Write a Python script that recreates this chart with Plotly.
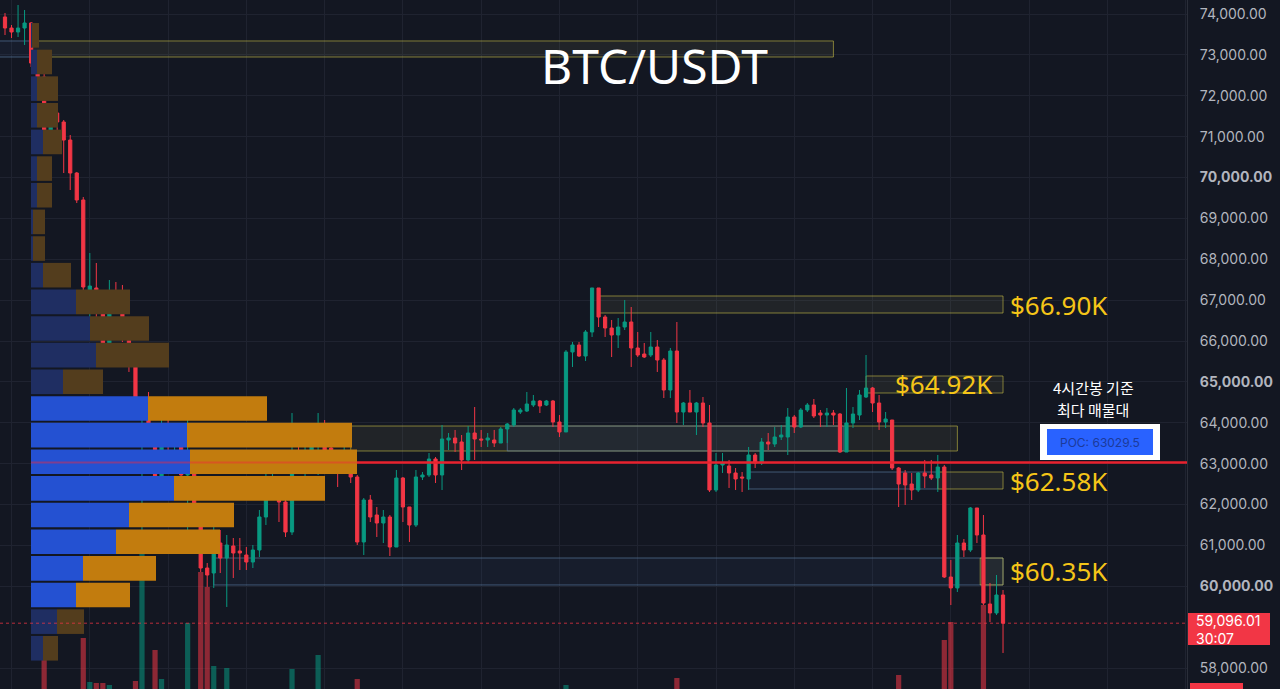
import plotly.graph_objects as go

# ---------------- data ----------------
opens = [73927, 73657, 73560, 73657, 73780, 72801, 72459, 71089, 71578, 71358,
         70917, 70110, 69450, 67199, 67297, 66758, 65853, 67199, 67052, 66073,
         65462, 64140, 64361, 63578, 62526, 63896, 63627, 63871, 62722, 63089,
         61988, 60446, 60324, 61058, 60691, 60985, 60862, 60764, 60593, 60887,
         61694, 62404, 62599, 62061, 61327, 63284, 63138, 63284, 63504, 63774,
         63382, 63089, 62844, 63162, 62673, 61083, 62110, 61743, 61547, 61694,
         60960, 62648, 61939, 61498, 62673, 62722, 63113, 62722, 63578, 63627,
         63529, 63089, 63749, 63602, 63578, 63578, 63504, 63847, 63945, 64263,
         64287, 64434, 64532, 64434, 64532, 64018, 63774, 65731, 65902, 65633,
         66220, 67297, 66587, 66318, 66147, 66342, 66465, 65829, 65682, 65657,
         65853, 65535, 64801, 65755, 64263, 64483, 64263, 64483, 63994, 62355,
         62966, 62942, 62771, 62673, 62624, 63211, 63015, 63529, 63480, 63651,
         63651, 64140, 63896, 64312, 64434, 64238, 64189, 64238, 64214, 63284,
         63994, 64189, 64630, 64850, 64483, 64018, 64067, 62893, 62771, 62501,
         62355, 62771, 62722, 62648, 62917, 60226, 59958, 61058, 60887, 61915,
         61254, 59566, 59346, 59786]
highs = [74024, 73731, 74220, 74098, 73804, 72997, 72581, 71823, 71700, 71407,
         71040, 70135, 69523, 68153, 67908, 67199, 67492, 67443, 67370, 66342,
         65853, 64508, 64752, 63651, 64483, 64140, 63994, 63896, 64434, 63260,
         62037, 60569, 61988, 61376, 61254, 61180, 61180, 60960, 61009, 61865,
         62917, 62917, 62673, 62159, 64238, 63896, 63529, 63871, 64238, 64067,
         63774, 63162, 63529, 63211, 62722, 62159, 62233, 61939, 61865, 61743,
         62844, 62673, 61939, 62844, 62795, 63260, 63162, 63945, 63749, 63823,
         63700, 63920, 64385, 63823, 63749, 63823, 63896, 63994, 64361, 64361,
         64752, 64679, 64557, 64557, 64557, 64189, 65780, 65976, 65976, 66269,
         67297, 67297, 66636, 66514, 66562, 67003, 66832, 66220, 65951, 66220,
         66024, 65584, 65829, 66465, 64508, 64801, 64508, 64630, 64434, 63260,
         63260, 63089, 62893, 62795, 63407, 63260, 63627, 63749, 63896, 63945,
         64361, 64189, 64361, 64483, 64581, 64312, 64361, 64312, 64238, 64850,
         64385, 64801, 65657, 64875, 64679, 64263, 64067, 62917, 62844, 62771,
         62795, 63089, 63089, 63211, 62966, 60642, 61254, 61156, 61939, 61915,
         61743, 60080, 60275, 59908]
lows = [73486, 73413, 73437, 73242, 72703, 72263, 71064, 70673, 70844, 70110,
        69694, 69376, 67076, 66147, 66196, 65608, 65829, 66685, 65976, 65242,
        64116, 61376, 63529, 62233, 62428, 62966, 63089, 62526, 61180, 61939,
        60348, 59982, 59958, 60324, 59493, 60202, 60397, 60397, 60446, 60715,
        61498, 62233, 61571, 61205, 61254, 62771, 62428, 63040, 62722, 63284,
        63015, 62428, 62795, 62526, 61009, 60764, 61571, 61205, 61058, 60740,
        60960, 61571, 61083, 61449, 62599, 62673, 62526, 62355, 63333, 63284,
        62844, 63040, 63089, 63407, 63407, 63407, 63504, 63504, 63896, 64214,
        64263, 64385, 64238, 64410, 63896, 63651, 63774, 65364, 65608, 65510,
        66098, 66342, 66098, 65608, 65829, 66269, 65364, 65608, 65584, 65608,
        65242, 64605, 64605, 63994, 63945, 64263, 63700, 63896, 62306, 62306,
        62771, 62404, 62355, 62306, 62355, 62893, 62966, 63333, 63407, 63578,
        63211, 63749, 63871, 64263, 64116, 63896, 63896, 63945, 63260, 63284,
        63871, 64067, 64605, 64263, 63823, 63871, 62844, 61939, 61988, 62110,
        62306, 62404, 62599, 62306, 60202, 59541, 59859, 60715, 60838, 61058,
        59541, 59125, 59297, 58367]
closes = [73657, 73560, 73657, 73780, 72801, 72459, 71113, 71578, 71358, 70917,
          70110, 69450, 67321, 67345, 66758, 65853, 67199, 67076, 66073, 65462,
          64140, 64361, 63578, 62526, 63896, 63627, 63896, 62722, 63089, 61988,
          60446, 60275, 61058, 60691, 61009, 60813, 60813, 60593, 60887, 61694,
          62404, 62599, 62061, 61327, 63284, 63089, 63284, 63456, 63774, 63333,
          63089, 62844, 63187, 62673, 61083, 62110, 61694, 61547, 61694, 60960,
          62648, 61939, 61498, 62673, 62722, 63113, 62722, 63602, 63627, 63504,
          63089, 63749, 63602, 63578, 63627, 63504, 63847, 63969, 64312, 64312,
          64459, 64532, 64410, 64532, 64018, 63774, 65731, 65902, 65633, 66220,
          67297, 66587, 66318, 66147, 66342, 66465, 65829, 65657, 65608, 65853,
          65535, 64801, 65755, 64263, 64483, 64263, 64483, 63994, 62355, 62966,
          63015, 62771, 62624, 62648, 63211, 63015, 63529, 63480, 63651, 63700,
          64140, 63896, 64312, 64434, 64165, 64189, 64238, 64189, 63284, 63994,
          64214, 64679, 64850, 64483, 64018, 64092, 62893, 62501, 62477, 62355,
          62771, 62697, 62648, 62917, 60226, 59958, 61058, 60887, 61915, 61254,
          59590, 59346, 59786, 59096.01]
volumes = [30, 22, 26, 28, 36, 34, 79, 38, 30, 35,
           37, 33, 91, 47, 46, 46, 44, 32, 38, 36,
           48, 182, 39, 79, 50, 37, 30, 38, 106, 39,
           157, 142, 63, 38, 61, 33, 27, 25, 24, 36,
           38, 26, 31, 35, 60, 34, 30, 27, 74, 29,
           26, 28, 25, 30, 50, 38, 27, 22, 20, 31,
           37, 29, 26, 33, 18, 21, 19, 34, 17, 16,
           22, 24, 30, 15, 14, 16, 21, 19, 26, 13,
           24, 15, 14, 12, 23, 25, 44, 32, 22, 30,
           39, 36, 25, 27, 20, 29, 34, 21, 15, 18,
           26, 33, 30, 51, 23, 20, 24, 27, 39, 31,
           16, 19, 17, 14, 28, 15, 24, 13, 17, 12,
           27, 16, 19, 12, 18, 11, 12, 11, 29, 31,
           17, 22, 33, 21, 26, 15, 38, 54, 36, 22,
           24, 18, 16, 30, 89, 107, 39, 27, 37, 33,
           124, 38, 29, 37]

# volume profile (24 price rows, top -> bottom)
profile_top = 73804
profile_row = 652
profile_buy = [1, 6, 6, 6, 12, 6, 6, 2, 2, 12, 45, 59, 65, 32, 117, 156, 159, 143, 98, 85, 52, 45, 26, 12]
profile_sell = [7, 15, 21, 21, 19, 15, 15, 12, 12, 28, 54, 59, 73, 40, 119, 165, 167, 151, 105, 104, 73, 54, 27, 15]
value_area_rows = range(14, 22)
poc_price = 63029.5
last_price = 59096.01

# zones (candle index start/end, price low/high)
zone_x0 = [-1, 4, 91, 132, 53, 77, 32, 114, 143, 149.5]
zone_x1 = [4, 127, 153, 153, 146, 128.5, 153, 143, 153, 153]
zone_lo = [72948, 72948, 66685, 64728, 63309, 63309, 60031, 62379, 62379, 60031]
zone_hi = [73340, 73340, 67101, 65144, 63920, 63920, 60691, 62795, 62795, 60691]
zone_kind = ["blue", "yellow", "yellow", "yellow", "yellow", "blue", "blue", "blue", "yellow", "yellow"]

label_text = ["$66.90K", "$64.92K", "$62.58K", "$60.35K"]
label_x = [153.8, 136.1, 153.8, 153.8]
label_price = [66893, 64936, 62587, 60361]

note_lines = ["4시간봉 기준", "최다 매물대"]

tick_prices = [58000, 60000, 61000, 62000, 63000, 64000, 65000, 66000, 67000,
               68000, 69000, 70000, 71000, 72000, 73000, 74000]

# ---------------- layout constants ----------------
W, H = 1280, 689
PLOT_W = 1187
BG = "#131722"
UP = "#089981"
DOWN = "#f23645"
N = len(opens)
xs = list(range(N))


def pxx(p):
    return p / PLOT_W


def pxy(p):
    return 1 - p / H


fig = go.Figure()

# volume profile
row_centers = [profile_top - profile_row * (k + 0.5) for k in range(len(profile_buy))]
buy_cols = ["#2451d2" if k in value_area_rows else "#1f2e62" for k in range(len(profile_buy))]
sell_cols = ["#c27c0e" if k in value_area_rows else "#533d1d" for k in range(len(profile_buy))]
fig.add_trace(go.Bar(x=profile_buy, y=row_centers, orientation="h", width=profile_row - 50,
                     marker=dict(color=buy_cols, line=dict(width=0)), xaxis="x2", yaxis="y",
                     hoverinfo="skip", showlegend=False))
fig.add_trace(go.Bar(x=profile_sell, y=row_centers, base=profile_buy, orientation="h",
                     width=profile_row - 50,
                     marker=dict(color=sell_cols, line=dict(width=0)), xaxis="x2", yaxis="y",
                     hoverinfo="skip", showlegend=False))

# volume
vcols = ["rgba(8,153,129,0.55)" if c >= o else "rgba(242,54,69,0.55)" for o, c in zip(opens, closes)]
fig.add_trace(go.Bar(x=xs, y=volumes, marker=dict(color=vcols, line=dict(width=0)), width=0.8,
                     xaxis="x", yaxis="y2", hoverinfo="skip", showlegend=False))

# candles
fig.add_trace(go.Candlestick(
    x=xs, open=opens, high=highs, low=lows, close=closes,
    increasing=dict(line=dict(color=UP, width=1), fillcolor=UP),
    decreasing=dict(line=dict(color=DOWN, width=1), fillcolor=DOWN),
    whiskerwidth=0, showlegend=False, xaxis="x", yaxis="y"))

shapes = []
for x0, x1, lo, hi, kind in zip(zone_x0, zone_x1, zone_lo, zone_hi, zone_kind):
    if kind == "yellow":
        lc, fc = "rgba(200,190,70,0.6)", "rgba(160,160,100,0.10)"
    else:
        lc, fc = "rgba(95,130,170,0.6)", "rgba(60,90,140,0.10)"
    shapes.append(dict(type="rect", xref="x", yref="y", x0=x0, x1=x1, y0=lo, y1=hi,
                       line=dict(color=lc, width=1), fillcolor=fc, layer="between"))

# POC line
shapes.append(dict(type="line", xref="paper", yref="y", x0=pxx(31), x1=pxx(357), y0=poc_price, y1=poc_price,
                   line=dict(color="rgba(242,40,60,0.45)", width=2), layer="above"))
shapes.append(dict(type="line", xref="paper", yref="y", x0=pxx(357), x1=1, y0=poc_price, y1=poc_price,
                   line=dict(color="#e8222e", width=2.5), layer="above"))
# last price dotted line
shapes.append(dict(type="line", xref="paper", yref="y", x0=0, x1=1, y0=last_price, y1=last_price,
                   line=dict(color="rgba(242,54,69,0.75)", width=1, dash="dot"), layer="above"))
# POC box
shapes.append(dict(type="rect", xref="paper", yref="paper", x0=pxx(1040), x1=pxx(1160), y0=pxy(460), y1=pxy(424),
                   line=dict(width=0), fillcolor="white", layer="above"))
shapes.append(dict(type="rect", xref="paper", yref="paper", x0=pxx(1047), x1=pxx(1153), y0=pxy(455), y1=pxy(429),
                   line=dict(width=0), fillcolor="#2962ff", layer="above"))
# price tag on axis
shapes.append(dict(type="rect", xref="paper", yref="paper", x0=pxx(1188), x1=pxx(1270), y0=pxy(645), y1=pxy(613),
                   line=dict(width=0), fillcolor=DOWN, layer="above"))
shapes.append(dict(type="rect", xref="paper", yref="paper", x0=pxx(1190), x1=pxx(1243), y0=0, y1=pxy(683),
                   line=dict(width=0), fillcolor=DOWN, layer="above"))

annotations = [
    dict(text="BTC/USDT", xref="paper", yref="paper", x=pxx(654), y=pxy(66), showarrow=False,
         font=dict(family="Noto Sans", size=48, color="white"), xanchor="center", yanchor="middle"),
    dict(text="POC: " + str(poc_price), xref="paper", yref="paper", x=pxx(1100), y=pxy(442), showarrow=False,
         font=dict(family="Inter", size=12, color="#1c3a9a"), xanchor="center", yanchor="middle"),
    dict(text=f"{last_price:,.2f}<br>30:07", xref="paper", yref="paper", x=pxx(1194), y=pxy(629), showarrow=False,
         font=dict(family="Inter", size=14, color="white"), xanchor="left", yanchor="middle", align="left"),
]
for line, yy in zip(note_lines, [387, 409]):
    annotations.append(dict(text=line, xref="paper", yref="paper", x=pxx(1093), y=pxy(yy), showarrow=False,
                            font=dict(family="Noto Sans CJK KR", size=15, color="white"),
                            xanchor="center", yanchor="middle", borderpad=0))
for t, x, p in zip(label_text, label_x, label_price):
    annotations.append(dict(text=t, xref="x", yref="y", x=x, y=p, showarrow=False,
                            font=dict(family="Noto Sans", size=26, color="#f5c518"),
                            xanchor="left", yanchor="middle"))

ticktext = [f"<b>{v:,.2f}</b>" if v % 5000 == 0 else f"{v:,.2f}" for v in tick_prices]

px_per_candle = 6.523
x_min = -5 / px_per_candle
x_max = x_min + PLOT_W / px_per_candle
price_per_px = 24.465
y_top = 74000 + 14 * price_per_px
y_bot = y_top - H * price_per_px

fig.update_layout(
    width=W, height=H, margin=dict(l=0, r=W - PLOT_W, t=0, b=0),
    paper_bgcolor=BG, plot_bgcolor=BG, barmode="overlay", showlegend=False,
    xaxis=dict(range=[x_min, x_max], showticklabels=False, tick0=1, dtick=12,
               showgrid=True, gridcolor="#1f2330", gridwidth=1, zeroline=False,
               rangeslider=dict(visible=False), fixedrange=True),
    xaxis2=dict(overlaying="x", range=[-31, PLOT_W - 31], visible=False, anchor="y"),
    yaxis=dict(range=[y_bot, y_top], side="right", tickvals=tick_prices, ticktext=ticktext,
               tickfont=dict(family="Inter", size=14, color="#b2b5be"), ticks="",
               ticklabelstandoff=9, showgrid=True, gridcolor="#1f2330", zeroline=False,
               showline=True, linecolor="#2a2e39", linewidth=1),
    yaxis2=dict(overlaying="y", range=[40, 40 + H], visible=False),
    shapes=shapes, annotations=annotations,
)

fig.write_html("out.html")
-*-
Instructions for the task – Reproduce only the lines from the beginning of the data through the line that contains "import plotly.graph_objects as go", both included, and please drop the pictures.

Output of the exercise –
Write a Python script that recreates this chart with Plotly.
import plotly.graph_objects as go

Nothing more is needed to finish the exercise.